Trent “Prancey Boy” Lott (a.k.a. “Big Hair”): This former star agricultural-college cheerleader still performs at private benefits on behalf of the George Wallace Memorial Chapter for the Preservation of our Glorious Confederate Heritage. If you want to catch him going through his moves, book early – they’re always sell-out crowds.

Dennis “The Crusher” Hastert: Nick-named in recognition of his tireless efforts on behalf of election-finance reform as well as his remarkable resemblance to one of those WWF plastic dolls, a man said by some to suffer from extended exposure to crop dusting in southern Illinois.

And that barely scratches the surface for miserable, threadbare material in the Republican Party.

We have Jesse “Don’t Tread on Me” Helms: He represents the one known species of viper that weird Carolina fundamentalists avoid using in their snake-handling acts.

Newt “Hydrophobia” Gingrich: Almost resembling a very large Kewpie doll in a business suit, Newt seems quite innocuous until he displays his piranha-like smile and suddenly strikes with rows of glittering razor-teeth. The Beanie Baby version of Newt has been declared hazardous for children.

Phil “As my ol’ Mama said, ‘Some gotta clim’ down outta the wagon…’ ” Gramm. This guy’s failure to put together a wad of dough as big as the one that made Bush president, spared generations of school kids from memorizing mind-numbing quotes off the sides of a giant marble wagon in Washington.

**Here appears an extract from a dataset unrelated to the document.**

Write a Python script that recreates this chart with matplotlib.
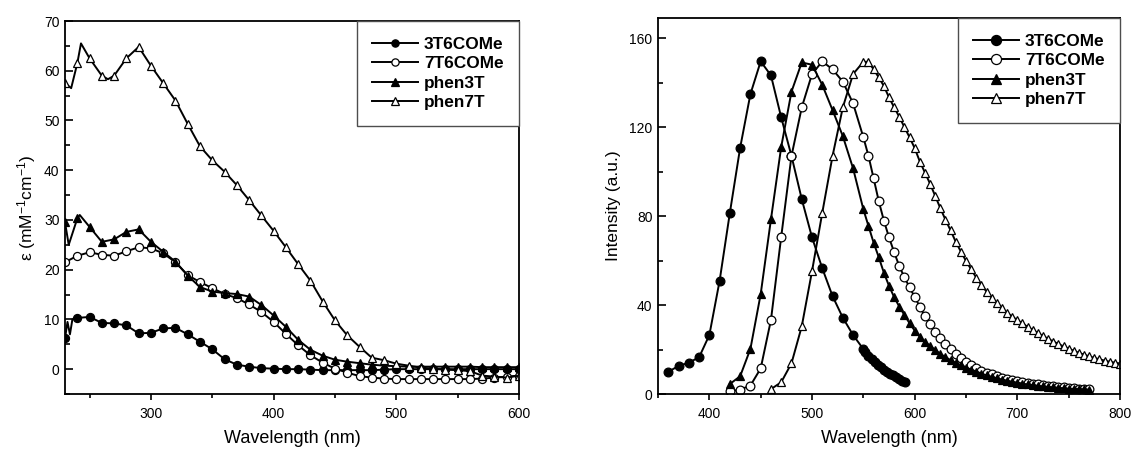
import numpy as np
import matplotlib
matplotlib.use('Agg')
import matplotlib.pyplot as plt
from matplotlib.ticker import MultipleLocator

plt.rcParams['font.family'] = ['Liberation Sans', 'DejaVu Sans']
plt.rcParams['mathtext.default'] = 'regular'

nombres = ['3T6COMe', '7T6COMe', 'phen3T', 'phen7T']

# ---- Absorcion (epsilon, mM-1 cm-1) ----
abs_wl_3T6COMe = [230, 232, 234, 236, 240, 250, 260, 270, 280, 290, 300, 310, 320, 330, 340, 350,
                  360, 370, 380, 390, 400, 410, 420, 430, 440, 450, 460, 470, 480, 490, 500,
                  510, 520, 530, 540, 550, 560, 570, 580, 590, 600]
abs_3T6COMe = [6.2, 9.5, 7.0, 10.0, 10.3, 10.5, 9.3, 9.2, 8.8, 7.2, 7.3, 8.2, 8.3, 7.0, 5.5, 4.0,
               2.0, 0.9, 0.5, 0.2, 0.1, 0.0, 0.0, -0.1, -0.2, -0.2, -0.2, -0.2, -0.2, -0.1, 0.0,
               0.0, 0.0, 0.0, 0.0, 0.0, 0.0, 0.0, 0.0, 0.0, 0.0]

abs_wl_7T6COMe = [230, 240, 250, 260, 270, 280, 290, 300, 310, 320, 330, 340, 350, 360, 370, 380,
                  390, 400, 410, 420, 430, 440, 450, 460, 470, 480, 490, 500, 510, 520, 530,
                  540, 550, 560, 570, 580, 590, 600]
abs_7T6COMe = [21.5, 22.8, 23.5, 23.0, 22.8, 23.7, 24.5, 24.3, 23.3, 21.5, 18.9, 17.5, 16.3, 15.1,
               14.3, 13.0, 11.5, 9.5, 7.1, 4.8, 2.8, 1.3, 0.1, -0.7, -1.4, -1.7, -1.9, -2.0, -2.0,
               -2.0, -2.0, -2.0, -2.0, -2.0, -1.9, -1.7, -1.5, -1.3]

abs_wl_phen3T = [230, 233, 240, 242, 250, 260, 270, 280, 290, 300, 310, 320, 330, 340, 350, 360,
                 370, 380, 390, 400, 410, 420, 430, 440, 450, 460, 470, 480, 490, 500, 510,
                 520, 530, 540, 550, 560, 570, 580, 590, 600]
abs_phen3T = [29.5, 25.0, 30.3, 31.0, 28.6, 25.6, 26.1, 27.6, 28.1, 25.6, 23.6, 21.6, 18.8, 16.5,
              15.6, 15.3, 15.1, 14.6, 12.9, 10.8, 8.5, 5.9, 3.9, 2.7, 1.9, 1.5, 1.2, 0.9, 0.7,
              0.6, 0.5, 0.5, 0.5, 0.5, 0.5, 0.5, 0.4, 0.4, 0.4, 0.4]

abs_wl_phen7T = [230, 235, 240, 243, 250, 260, 265, 270, 280, 290, 300, 310, 320, 330, 340, 350,
                 360, 370, 380, 390, 400, 410, 420, 430, 440, 450, 460, 470, 480, 490, 500,
                 510, 520, 530, 540, 550, 560, 570, 580, 590, 600]
abs_phen7T = [57.5, 56.5, 61.5, 65.5, 62.5, 59.0, 58.3, 59.0, 62.5, 64.8, 61.0, 57.5, 54.0, 49.3,
              44.8, 42.0, 39.7, 37.0, 34.0, 30.9, 27.8, 24.5, 21.1, 17.8, 13.6, 9.8, 6.8, 4.5,
              2.3, 1.8, 1.1, 0.7, 0.3, 0.1, -0.1, -0.2, -0.4, -1.3, -1.5, -1.7, -1.3]

# ---- Emision (intensidad, u.a.) ----
pl_wl_3T6COMe = [360, 370, 380, 390, 400, 410, 420, 430, 440, 450, 460, 470, 480, 490, 500, 510,
                 520, 530, 540, 550, 552, 555, 558, 561, 564, 567, 570, 573, 576, 579, 582,
                 585, 588, 591]
pl_3T6COMe = [10.0, 12.6, 14.1, 16.5, 26.5, 50.9, 81.5, 110.7, 134.8, 149.5, 143.2, 124.3, 107.0,
              87.6, 70.4, 56.5, 44.0, 34.3, 26.5, 20.2, 19.0, 17.3, 15.8, 14.4, 13.1, 12.0, 11.0,
              10.1, 9.2, 8.4, 7.6, 6.8, 6.0, 5.3]

pl_wl_7T6COMe = [420, 430, 440, 450, 460, 470, 480, 490, 500, 510, 520, 530, 540, 550] + \
                list(range(555, 771, 5))
pl_7T6COMe = [1.2, 2.0, 3.8, 11.5, 33.3, 70.7, 107.0, 128.8, 143.8, 149.5, 145.9, 140.4, 130.6,
              115.4, 107.0, 96.9, 86.7, 77.9, 70.4, 63.7, 57.5, 52.4, 48.0, 43.6, 39.3, 35.0,
              31.5, 28.0, 25.0, 22.5, 20.1, 18.0, 16.0, 14.3, 13.0, 11.5, 10.5, 9.6, 8.8, 8.1,
              7.4, 6.8, 6.3, 5.8, 5.4, 5.0, 4.6, 4.3, 4.0, 3.7, 3.4, 3.2, 3.0, 2.8, 2.6, 2.4,
              2.3, 2.2]

pl_wl_phen3T = [420, 430, 440, 450, 460, 470, 480, 490, 500, 510, 520, 530, 540, 550] + \
               list(range(555, 771, 5))
pl_phen3T = [4.5, 8.0, 20.3, 44.9, 78.5, 111.1, 135.9, 149.0, 148.0, 138.9, 127.6, 115.9, 101.4,
             83.0, 75.5, 68.0, 61.5, 54.5, 48.6, 43.5, 39.3, 35.5, 31.8, 28.5, 25.8, 23.5, 21.6,
             19.8, 18.0, 16.6, 15.2, 14.0, 12.9, 11.9, 11.0, 10.1, 9.2, 8.4, 7.7, 7.1, 6.5, 6.0,
             5.5, 5.1, 4.7, 4.3, 4.0, 3.7, 3.4, 3.2, 3.0, 2.8, 2.6, 2.4, 2.3, 2.2, 2.1, 2.0]

pl_wl_phen7T = [460, 470, 480, 490, 500, 510, 520, 530, 540, 550] + list(range(555, 801, 5))
pl_phen7T = [2.2, 5.3, 13.8, 30.4, 55.2, 81.5, 107.0, 128.8, 143.8, 149.3, 149.3, 145.9, 142.3,
             138.4, 133.3, 128.8, 124.6, 119.9, 115.4, 110.5, 104.5, 99.5, 94.5, 89.0, 83.5,
             78.3, 73.5, 68.4, 64.0, 59.8, 56.0, 52.3, 49.0, 46.0, 43.2, 40.7, 38.5, 36.5, 34.8,
             33.2, 31.7, 30.2, 28.8, 27.4, 26.1, 24.8, 23.6, 22.5, 21.4, 20.4, 19.4, 18.5, 17.7,
             16.9, 16.2, 15.6, 15.0, 14.5, 14.1, 13.7]

marcadores = [('o', 'black'), ('o', 'white'), ('^', 'black'), ('^', 'white')]


def serie(ax, wl, val, estilo, ms, cada10=False):
    mk, cara = estilo
    marcas = [w % 10 == 0 for w in wl] if cada10 else None
    ax.plot(wl, val, color='black', lw=1.4, marker=mk, ms=ms, mfc=cara, mec='black',
            mew=0.9, markevery=marcas)


def ejes(ax):
    for s in ax.spines.values():
        s.set_linewidth(1.3)
    ax.tick_params(axis='y', which='both', direction='in', width=1.2, labelsize=10, pad=4)
    ax.tick_params(axis='y', which='major', length=6)
    ax.tick_params(axis='y', which='minor', length=3.5)
    ax.tick_params(axis='x', which='both', direction='out', width=1.2, labelsize=10, pad=5)
    ax.tick_params(axis='x', which='major', length=4.5)
    ax.tick_params(axis='x', which='minor', length=3)
    ax.xaxis.set_minor_locator(MultipleLocator(50))
    ax.set_xlabel('Wavelength (nm)', fontsize=13, labelpad=6)


def leyenda(ax, escala):
    ax.legend(loc='upper right', borderaxespad=0, fancybox=False, framealpha=1,
              edgecolor='0.3', prop={'weight': 'bold', 'size': 12.4}, handlelength=2.65,
              handletextpad=0.35, borderpad=0.9, labelspacing=0.26, markerscale=escala)
    ax.get_legend().get_frame().set_linewidth(1.0)


fig = plt.figure(figsize=(11.31, 4.5), dpi=100)

# ---- Panel izquierdo: absorcion ----
ax1 = fig.add_axes([0.0575, 0.1244, 0.4014, 0.8289])
datos_abs = [(abs_wl_3T6COMe, abs_3T6COMe), (abs_wl_7T6COMe, abs_7T6COMe),
             (abs_wl_phen3T, abs_phen3T), (abs_wl_phen7T, abs_phen7T)]
for (wl, val), estilo, nom in zip(datos_abs, marcadores, nombres):
    serie(ax1, wl, val, estilo, 5.8, cada10=True)
    ax1.lines[-1].set_label(nom)
ax1.set_xlim(230, 600)
ax1.set_ylim(-5, 70)
ax1.xaxis.set_major_locator(MultipleLocator(100))
ax1.yaxis.set_major_locator(MultipleLocator(10))
ax1.yaxis.set_minor_locator(MultipleLocator(5))
ejes(ax1)
ax1.set_ylabel('ε (mM$^{-1}$cm$^{-1}$)', fontsize=12.5, labelpad=4)
leyenda(ax1, 0.9)

# ---- Panel derecho: emision ----
ax2 = fig.add_axes([0.5818, 0.1244, 0.4085, 0.8356])
datos_pl = [(pl_wl_3T6COMe, pl_3T6COMe), (pl_wl_7T6COMe, pl_7T6COMe),
            (pl_wl_phen3T, pl_phen3T), (pl_wl_phen7T, pl_phen7T)]
for (wl, val), estilo, nom in zip(datos_pl, marcadores, nombres):
    serie(ax2, wl, val, estilo, 6.3)
    ax2.lines[-1].set_label(nom)
ax2.set_xlim(350, 800)
ax2.set_ylim(0, 169)
ax2.xaxis.set_major_locator(MultipleLocator(100))
ax2.yaxis.set_major_locator(MultipleLocator(40))
ax2.yaxis.set_minor_locator(MultipleLocator(20))
ejes(ax2)
ax2.set_ylabel('Intensity (a.u.)', fontsize=12.5, labelpad=6)
leyenda(ax2, 1.15)

fig.savefig('out.png', dpi=100)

Bob “The U.S. government’s running a damned concentration camp down there in Washington, an’ they got Elian locked up in it!” Smith. Smith does have a certain gentility, earning him the epithet, “New England’s Own Big Bubba.” Big Bubba’s career heroic moment was quitting the party, not for anything so unrewarding as principle, but so he could be lured back with a committee position. His feat of crawling back to Washington over the rocky New England landscape is the stuff of Republican legend.

Bob “I want Ron and Nancy stuffed and put in the permanent collection at the Smithsonian!” Barr. The acerbic Barr has a tender side, he has been known to weep openly at the sight of a bowl of jelly beans. Former associates at the CIA still affectionately refer to him as the Agency’s Nincompoop Quota.

Henry “The Two-Ton Hypocrite” Hyde. Well, at least Bush’s “youthful indiscretions” stopped, instead of starting, at forty. Hyde, a consummate ham actor, gave his most memorable performance in the role of noble, white-maned statesman heroically struggling against the forces of reason, good sense, and good taste to cast down an elected President over a dribble on a dress. In his own mind, he was repeating the magic of Charles Laughton in Advise and Consent.

And, we have a new star in the Republican firmament since September 11, John “Speaks in Tongues” Ashcroft. Here is today’s indispensable man. In the course of years rolling around on the dirt floors of revival tents in Missouri, blubbering incomprehensibly, he gained immense insight into fundamentalist financial networks that he now applies to the damned heathen fundamentalists who believe the wrong fundamentals.

Of course, with a party that doesn’t think there should be a government – just a contracted-out private army with an unlimited budget for weapons from Fortune 500 companies plus a secret-police network whose computers hook-up to every home (this last is a self-funded scheme from the sale to corporations of the greatest stash of intimate, personal marketing data ever assembled) – such ballot choices are not terribly surprising. But still, even this partial roll call provides powerful evidence of a complete lack of humor.

Just as I was about to complete this important piece of investigative journalism, the following item came in on the wire from a large Eastern research facility. I believe it requires no additional comment.

IMPORTANT NEW FINDING!

Important new research has made a startling discovery. Autopsies on the brains of hundreds of cadavers have revealed that  the vestigial bit of reptilian brain long known to exist in all humans is three times larger than normal in Republicans.

Preliminary follow-up work with MRIs on living Republicans not only confirms the finding but indicates a dominant role in many of their brain functions.